**Provided entries:**

———

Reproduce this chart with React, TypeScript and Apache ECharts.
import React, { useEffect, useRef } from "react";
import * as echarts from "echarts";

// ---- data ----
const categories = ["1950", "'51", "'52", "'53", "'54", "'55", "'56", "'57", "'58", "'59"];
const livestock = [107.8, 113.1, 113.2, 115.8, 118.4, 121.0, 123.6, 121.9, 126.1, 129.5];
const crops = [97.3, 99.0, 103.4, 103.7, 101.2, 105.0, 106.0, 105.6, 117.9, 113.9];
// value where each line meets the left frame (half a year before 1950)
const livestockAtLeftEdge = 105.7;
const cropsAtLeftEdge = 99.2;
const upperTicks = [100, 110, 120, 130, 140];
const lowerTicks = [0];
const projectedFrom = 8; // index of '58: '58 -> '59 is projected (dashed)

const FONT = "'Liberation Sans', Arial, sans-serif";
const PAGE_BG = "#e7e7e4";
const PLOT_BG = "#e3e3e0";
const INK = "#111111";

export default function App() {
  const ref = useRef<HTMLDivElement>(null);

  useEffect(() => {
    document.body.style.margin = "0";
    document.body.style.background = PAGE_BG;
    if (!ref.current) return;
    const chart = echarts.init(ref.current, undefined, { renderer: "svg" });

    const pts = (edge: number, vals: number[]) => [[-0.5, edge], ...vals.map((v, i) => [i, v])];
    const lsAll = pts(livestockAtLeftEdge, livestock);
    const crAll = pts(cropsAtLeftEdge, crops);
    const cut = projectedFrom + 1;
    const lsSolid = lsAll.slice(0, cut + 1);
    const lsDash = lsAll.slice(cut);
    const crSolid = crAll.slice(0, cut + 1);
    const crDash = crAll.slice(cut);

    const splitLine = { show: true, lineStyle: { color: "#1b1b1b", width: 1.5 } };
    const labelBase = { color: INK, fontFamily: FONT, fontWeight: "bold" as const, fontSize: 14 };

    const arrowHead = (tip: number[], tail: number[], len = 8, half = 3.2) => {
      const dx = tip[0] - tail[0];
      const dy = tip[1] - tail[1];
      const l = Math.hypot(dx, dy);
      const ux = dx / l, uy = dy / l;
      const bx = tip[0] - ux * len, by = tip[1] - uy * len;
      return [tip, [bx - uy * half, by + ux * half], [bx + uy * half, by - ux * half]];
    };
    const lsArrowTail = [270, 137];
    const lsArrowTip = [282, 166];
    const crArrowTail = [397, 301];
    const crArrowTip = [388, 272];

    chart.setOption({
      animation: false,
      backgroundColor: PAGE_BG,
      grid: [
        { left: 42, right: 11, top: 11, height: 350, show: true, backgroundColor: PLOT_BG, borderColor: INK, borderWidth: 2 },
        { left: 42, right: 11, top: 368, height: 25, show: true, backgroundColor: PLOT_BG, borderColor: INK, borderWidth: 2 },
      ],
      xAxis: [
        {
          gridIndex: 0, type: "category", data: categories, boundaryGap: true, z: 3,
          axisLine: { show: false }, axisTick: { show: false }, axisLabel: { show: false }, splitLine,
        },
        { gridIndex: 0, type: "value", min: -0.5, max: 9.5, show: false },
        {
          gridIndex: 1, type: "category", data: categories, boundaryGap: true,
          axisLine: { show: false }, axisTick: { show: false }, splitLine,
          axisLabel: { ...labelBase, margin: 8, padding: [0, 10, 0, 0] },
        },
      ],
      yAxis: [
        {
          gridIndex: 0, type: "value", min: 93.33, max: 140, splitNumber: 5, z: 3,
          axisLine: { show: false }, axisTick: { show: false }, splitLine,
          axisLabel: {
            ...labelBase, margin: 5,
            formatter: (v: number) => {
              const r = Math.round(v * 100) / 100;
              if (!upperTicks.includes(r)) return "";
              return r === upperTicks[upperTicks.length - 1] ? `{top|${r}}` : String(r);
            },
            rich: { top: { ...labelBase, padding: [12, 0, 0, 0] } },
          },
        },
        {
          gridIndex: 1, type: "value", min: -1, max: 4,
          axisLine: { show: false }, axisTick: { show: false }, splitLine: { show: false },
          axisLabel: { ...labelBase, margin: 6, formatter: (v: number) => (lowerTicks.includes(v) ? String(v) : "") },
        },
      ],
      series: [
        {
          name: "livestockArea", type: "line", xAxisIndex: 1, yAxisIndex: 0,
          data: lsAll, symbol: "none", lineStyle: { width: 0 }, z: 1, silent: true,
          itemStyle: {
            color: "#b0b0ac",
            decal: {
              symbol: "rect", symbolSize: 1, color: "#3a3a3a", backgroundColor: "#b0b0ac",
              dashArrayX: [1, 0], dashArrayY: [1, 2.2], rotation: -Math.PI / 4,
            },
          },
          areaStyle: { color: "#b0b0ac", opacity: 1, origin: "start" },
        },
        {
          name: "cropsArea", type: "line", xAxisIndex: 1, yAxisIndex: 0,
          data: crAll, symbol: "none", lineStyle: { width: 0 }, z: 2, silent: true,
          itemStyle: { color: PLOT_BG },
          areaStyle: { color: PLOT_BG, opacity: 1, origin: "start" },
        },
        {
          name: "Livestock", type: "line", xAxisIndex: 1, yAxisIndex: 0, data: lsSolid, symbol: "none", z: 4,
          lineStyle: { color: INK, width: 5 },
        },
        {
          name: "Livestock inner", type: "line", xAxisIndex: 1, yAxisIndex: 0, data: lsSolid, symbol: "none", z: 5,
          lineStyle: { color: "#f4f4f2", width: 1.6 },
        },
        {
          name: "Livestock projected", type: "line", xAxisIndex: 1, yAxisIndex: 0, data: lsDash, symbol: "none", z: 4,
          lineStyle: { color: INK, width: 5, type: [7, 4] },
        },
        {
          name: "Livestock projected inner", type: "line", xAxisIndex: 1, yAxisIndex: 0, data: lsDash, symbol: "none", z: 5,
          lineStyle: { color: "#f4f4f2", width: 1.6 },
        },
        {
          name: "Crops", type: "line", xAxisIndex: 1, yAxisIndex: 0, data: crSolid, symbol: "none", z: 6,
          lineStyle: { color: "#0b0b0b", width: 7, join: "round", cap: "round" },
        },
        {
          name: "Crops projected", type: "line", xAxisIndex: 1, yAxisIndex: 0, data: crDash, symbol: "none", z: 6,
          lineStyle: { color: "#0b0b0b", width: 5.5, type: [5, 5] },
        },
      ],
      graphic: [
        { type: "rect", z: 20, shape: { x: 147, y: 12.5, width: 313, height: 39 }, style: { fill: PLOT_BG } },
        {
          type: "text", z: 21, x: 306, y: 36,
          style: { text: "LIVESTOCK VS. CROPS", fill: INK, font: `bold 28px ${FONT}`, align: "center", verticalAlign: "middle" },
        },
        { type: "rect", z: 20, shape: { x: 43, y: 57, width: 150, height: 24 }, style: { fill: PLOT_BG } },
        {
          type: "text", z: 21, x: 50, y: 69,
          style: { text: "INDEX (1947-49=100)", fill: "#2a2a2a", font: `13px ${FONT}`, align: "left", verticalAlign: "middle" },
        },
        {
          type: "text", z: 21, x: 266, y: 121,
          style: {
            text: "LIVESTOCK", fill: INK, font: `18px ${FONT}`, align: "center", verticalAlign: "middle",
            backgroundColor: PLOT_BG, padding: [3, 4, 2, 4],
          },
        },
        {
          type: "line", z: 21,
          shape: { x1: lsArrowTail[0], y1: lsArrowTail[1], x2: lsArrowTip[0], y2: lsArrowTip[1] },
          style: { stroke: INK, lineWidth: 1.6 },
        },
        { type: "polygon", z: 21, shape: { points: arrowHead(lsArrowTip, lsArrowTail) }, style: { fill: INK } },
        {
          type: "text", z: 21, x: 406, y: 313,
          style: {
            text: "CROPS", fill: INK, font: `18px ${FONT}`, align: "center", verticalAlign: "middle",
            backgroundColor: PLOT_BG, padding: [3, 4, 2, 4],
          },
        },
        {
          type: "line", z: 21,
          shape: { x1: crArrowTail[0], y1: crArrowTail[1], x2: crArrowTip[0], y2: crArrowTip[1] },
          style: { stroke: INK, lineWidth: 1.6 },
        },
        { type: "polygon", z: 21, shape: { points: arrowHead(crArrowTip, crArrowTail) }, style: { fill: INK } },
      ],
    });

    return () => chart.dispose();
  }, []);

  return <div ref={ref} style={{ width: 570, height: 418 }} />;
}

———

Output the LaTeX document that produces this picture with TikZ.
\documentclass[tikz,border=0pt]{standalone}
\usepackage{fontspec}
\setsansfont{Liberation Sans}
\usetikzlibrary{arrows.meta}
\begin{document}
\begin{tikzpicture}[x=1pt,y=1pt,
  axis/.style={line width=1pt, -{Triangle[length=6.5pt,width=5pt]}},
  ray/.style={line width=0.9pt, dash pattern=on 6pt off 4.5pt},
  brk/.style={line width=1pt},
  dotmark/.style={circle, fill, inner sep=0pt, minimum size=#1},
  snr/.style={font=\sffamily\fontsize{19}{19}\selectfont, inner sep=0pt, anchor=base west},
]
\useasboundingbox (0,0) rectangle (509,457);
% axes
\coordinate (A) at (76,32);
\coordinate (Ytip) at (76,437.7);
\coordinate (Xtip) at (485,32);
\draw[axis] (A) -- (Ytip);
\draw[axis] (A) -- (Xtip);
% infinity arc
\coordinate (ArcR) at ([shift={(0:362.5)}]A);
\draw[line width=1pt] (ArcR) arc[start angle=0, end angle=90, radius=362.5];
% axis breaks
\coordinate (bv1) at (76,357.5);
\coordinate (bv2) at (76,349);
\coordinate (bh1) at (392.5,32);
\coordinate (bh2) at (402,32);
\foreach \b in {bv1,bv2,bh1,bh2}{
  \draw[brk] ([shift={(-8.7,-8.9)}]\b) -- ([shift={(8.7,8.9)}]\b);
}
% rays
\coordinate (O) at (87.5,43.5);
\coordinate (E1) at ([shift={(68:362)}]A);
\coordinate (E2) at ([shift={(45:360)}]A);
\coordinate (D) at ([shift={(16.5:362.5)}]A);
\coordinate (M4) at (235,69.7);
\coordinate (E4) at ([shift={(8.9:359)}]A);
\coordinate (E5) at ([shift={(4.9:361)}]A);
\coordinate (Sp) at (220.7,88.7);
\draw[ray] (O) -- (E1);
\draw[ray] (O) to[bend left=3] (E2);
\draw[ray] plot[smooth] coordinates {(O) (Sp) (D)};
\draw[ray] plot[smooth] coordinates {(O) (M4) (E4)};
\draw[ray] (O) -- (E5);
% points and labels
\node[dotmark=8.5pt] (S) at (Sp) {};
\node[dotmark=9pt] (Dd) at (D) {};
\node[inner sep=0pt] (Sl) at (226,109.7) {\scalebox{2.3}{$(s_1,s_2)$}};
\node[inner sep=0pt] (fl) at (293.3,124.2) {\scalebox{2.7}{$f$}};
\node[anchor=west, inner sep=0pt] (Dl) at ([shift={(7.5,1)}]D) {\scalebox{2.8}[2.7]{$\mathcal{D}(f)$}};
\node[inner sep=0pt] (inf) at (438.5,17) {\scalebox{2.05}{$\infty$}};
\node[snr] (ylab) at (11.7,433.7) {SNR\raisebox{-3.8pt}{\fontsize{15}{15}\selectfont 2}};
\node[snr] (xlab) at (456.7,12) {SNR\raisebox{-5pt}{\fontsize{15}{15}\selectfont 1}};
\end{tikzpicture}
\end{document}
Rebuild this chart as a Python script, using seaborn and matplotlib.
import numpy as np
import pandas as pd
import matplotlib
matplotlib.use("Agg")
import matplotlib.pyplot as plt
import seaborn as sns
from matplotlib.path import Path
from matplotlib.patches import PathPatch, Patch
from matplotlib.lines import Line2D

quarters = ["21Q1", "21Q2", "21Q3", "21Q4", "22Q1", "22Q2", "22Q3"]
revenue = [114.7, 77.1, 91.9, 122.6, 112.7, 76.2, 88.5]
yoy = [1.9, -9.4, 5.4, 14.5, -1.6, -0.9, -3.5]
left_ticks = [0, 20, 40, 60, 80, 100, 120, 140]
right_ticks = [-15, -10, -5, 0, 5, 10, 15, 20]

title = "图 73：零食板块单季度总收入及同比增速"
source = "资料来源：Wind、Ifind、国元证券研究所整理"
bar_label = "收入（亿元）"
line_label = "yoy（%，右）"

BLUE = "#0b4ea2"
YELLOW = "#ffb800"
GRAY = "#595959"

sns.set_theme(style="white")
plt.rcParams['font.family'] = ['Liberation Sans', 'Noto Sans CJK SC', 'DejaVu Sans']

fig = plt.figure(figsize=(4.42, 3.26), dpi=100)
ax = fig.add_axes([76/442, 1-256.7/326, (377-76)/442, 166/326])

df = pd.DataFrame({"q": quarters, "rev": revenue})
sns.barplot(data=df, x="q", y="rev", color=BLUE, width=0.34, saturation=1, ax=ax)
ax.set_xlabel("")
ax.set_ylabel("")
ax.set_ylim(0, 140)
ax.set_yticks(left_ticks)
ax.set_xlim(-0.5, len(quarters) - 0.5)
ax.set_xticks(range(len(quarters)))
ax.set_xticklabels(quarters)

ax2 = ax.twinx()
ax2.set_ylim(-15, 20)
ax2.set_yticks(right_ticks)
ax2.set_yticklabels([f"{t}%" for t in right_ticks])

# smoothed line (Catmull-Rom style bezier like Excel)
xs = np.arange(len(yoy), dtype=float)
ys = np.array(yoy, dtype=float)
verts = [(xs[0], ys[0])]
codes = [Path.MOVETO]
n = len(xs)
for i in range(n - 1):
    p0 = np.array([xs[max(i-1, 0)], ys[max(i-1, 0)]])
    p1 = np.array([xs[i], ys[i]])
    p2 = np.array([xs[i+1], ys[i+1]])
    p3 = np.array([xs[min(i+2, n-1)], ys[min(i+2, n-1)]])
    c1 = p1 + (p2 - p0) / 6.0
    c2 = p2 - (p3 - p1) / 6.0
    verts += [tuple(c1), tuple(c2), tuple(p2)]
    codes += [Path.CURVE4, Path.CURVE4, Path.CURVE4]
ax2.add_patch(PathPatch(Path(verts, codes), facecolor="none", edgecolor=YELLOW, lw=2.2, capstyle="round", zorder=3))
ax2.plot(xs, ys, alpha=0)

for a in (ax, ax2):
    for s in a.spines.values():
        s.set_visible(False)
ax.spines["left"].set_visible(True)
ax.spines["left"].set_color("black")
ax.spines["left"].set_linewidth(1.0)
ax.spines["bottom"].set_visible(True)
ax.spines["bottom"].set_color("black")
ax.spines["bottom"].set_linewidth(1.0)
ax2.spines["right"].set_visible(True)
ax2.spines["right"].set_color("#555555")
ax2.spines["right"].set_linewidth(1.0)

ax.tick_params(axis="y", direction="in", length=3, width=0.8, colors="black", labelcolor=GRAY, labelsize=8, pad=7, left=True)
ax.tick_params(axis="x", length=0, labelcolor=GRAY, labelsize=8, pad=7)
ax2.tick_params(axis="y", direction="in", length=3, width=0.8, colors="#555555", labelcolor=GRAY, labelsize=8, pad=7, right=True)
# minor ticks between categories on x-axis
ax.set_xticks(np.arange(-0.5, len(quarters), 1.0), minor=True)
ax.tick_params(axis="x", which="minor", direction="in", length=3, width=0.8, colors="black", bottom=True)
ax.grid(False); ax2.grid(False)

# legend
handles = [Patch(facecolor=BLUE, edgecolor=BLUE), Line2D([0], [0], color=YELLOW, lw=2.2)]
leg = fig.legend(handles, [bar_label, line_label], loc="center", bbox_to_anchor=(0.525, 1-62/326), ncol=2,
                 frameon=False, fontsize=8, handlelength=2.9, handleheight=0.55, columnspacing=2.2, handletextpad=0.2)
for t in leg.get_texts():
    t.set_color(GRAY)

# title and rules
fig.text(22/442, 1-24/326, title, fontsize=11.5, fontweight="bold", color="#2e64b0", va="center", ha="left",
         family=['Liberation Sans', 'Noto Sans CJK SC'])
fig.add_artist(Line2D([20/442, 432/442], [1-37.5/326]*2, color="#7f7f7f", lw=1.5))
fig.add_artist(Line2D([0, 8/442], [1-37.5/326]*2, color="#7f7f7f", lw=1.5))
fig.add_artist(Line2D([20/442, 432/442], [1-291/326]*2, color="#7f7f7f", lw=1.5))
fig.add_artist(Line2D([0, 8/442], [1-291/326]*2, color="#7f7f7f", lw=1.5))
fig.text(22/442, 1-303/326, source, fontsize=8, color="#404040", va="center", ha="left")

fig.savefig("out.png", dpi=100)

———

**Stated problem:** Above are the records; copy every line in them that holds the word "with".

**Full solution:**
Reproduce this chart with React, TypeScript and Apache ECharts.
Output the LaTeX document that produces this picture with TikZ.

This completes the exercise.